The zero waste movement seeks to reduce the amount of garbage going to landfills, or even to recycling. It attempts to address waste by redesigning the lifecycle of products, so less material is used, so operates at earlier stages in the lifecycle than recycling.
Online videos from the Zero Waste movement were initally from affluent people, and could seem odd. People were getting rid of plastic containers and getting mason jars (which begged the question about what happened to the plastic). Buying bulk became a thing.
However, even the shortest perusal of Zero Waste resources showed that there are communities in the Los Angeles Eastside and South Central area that have been practicing “zero waste” out of economic necessity, and labor market discrimination, for decades.
Working class and poor people are, almost categorically, not wasteful. Not only that, but working class people of color, specifically, have always reused and repurposed.
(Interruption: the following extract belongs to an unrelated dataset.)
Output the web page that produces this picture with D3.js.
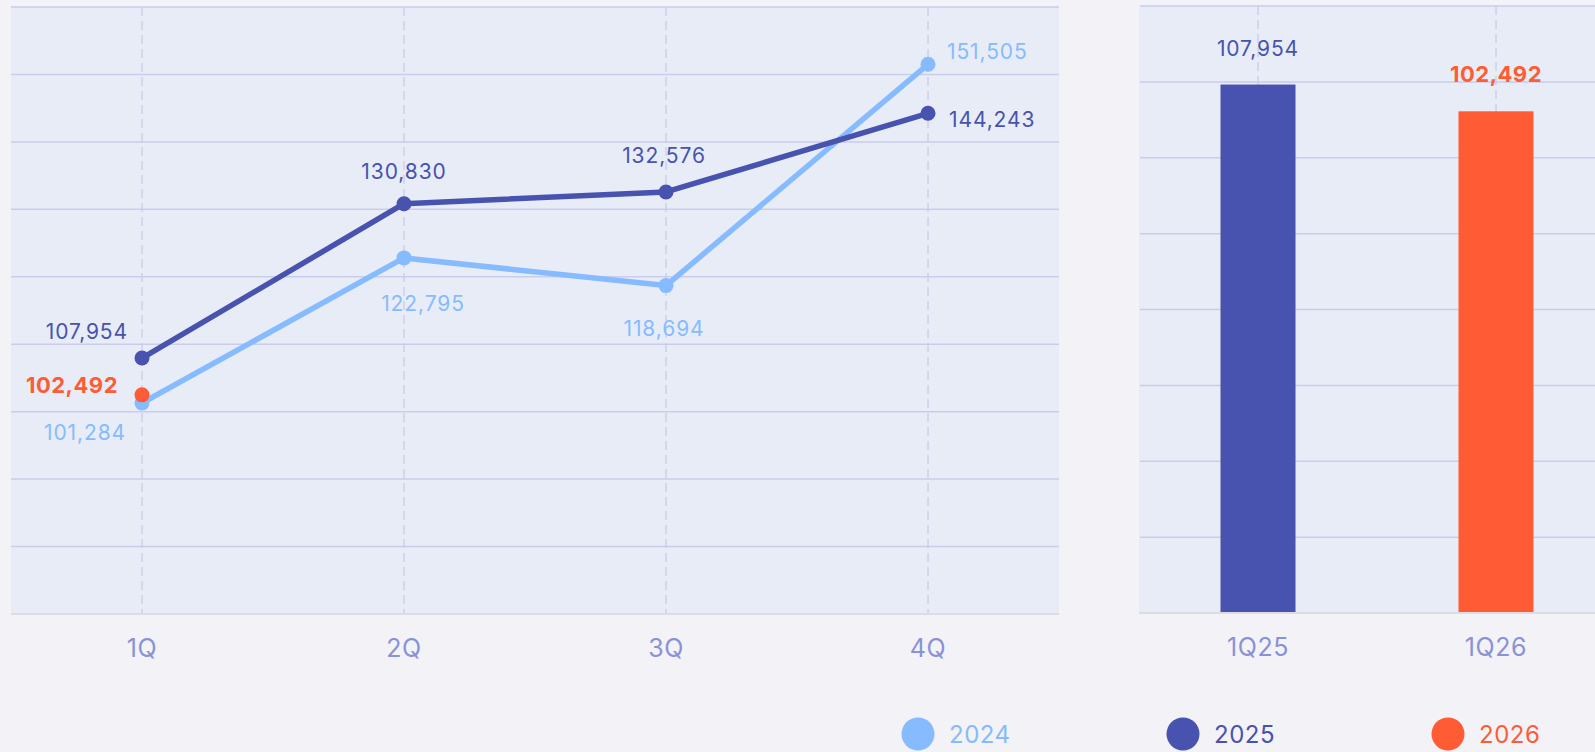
<!DOCTYPE html>
<html>
<head>
<meta charset="utf-8">
<title>Quarterly chart</title>
<style>
body { margin: 0; background: #f2f2f7; }
svg { display: block; font-family: Inter, "Noto Sans", sans-serif; }
</style>
</head>
<body>
<div id="chart"></div>
<script src="https://cdn.jsdelivr.net/npm/d3@7"></script>
<script>
// data
const quarters = ["1Q", "2Q", "3Q", "4Q"];
const values2024 = [101284, 122795, 118694, 151505];
const values2025 = [107954, 130830, 132576, 144243];
const values2026 = [102492];
const barCategories = ["1Q25", "1Q26"];
const barValues = [107954, 102492];
const legendYears = ["2024", "2025", "2026"];

const colors = { "2024": "#86bcff", "2025": "#4753ae", "2026": "#ff5c35" };
const gridColor = "#c9cdeb";
const tickColor = "#8a92d6";

// label placement per point: [dx, dy, anchor]
const labelPos2024 = [[-16, 37, "end"], [19, 53, "middle"], [-2, 50, "middle"], [19, -5, "start"]];
const labelPos2025 = [[-14, -19, "end"], [0, -25, "middle"], [-2, -29, "middle"], [21, 14, "start"]];
const labelPos2026 = [[-24, -2, "end"]];

const W = 1595, H = 752;
const svg = d3.select("#chart").append("svg").attr("width", W).attr("height", H);
svg.append("rect").attr("width", W).attr("height", H).attr("fill", "#f2f2f7");

const fmt = d3.format(",");

// ---------- left line chart ----------
const L = { left: 11, right: 1059, top: 7, bottom: 614 };
const x = d3.scaleBand().domain(quarters).range([L.left, L.right]);
const y = d3.scaleLinear().domain([70000, 160000]).range([L.bottom, L.top]);
const cx = d => x(d) + x.bandwidth() / 2;

const left = svg.append("g");
left.append("rect")
  .attr("x", L.left).attr("y", L.top)
  .attr("width", L.right - L.left).attr("height", L.bottom - L.top)
  .attr("fill", "#e8ecf6");

left.append("g").selectAll("line")
  .data(d3.range(70000, 160001, 10000).filter(v => v > 70000))
  .join("line")
  .attr("x1", L.left).attr("x2", L.right)
  .attr("y1", d => y(d)).attr("y2", d => y(d))
  .attr("stroke", gridColor).attr("stroke-width", 1.5);

left.append("g").selectAll("line")
  .data(quarters)
  .join("line")
  .attr("x1", cx).attr("x2", cx)
  .attr("y1", L.top).attr("y2", L.bottom)
  .attr("stroke", "#c5cae9").attr("stroke-width", 1.2)
  .attr("stroke-dasharray", "9,5");

left.append("line")
  .attr("x1", L.left).attr("x2", L.right)
  .attr("y1", L.bottom).attr("y2", L.bottom)
  .attr("stroke", "#dcdce2").attr("stroke-width", 2);

const xAxis = left.append("g")
  .attr("transform", `translate(0,${L.bottom})`)
  .call(d3.axisBottom(x).tickSize(0).tickPadding(25));
xAxis.select(".domain").remove();
xAxis.selectAll("text")
  .attr("fill", tickColor).attr("font-size", 25)
  .attr("letter-spacing", 0.6)
  .attr("font-family", "Inter, sans-serif");

const line = d3.line().x(d => cx(d.q)).y(d => y(d.v));

function drawSeries(vals, color, pos, bold) {
  const pts = vals.map((v, i) => ({ q: quarters[i], v: v, p: pos[i] }));
  if (pts.length > 1) {
    left.append("path").datum(pts)
      .attr("d", line)
      .attr("fill", "none")
      .attr("stroke", color).attr("stroke-width", 5.5)
      .attr("stroke-linejoin", "round");
  }
  left.append("g").selectAll("circle")
    .data(pts).join("circle")
    .attr("cx", d => cx(d.q)).attr("cy", d => y(d.v))
    .attr("r", 7.5).attr("fill", color);
  left.append("g").selectAll("text")
    .data(pts).join("text")
    .attr("x", d => cx(d.q) + d.p[0])
    .attr("y", d => y(d.v) + d.p[1])
    .attr("text-anchor", d => d.p[2])
    .attr("fill", color)
    .attr("font-size", bold ? 22 : 21)
    .attr("font-weight", bold ? 700 : 400)
    .attr("letter-spacing", bold ? 0.5 : 0.9)
    .text(d => fmt(d.v));
}

drawSeries(values2024, colors["2024"], labelPos2024, false);
drawSeries(values2025, colors["2025"], labelPos2025, false);
drawSeries(values2026, colors["2026"], labelPos2026, true);

// ---------- right bar chart ----------
const R = { left: 1139, right: 1615, top: 6, bottom: 613 };
const xb = d3.scaleBand().domain(barCategories).range([R.left, R.right]);
const yb = d3.scaleLinear().domain([0, 124000]).range([R.bottom, R.top]);
const bcx = d => xb(d) + xb.bandwidth() / 2;
const barColors = [colors["2025"], colors["2026"]];

const right = svg.append("g");
right.append("rect")
  .attr("x", R.left).attr("y", R.top)
  .attr("width", R.right - R.left).attr("height", R.bottom - R.top)
  .attr("fill", "#e8ecf6");

right.append("g").selectAll("line")
  .data(d3.range(15500, 124001, 15500))
  .join("line")
  .attr("x1", R.left + 1).attr("x2", R.right)
  .attr("y1", d => yb(d)).attr("y2", d => yb(d))
  .attr("stroke", gridColor).attr("stroke-width", 1.5);

right.append("g").selectAll("line")
  .data(barCategories)
  .join("line")
  .attr("x1", bcx).attr("x2", bcx)
  .attr("y1", R.top).attr("y2", R.bottom)
  .attr("stroke", "#c5cae9").attr("stroke-width", 1.2)
  .attr("stroke-dasharray", "9,5");

right.append("g").selectAll("rect")
  .data(barValues).join("rect")
  .attr("x", (d, i) => bcx(barCategories[i]) - 37.5)
  .attr("width", 75)
  .attr("y", d => yb(d))
  .attr("height", d => R.bottom - yb(d))
  .attr("fill", (d, i) => barColors[i]);

right.append("g").selectAll("text")
  .data(barValues).join("text")
  .attr("x", (d, i) => bcx(barCategories[i]))
  .attr("y", d => yb(d) - 29)
  .attr("text-anchor", "middle")
  .attr("fill", (d, i) => barColors[i])
  .attr("font-size", (d, i) => i === 1 ? 22 : 21)
  .attr("font-weight", (d, i) => i === 1 ? 700 : 400)
  .attr("letter-spacing", (d, i) => i === 1 ? 0.5 : 0.9)
  .text(d => fmt(d));

right.append("line")
  .attr("x1", R.left).attr("x2", R.right)
  .attr("y1", R.bottom).attr("y2", R.bottom)
  .attr("stroke", "#dcdce2").attr("stroke-width", 2);

const xbAxis = right.append("g")
  .attr("transform", `translate(0,${R.bottom})`)
  .call(d3.axisBottom(xb).tickSize(0).tickPadding(25));
xbAxis.select(".domain").remove();
xbAxis.selectAll("text")
  .attr("fill", tickColor).attr("font-size", 25)
  .attr("letter-spacing", 0.6)
  .attr("font-family", "Inter, sans-serif");

// ---------- legend ----------
const legendX = d3.scalePoint().domain(legendYears).range([918, 1448]);
const leg = svg.append("g").selectAll("g")
  .data(legendYears).join("g")
  .attr("transform", d => `translate(${legendX(d)},734)`);
leg.append("circle").attr("r", 16.5).attr("fill", d => colors[d]);
leg.append("text")
  .attr("x", 31).attr("y", 8.5)
  .attr("fill", d => colors[d])
  .attr("font-size", 24)
  .attr("letter-spacing", 0.5)
  .text(d => d);
</script>
</body>
</html>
Indeed, it would be most accurate to say people of color have been forced into effecting zero waste, going back at least as far as chattel slavery, when slaves were given the scraps of meat.
A brief list of Zero Waste practices by the impoverished and oppressed:
- Eating the entire animal
- Using the entire vegetable
- Quilting
- Scavenging trash
- Leaving goods out for scavengers
- Repairing things that break
- Scavenging parts
- Buying broken things, to repair them
- Operating junkyards
- Dealing in surplus materials
- Collecting and buying rags
- Collecting feces for processing into fertilizer
- Operating thrift stores
- Composting
All these behaviors are admirable, however, they often involve health risks and hazards. Additionally, some of these are professionalized, or done for profit, and invariably cannot meet the “zero” requirement entirely, due to profit, time, and space constraints.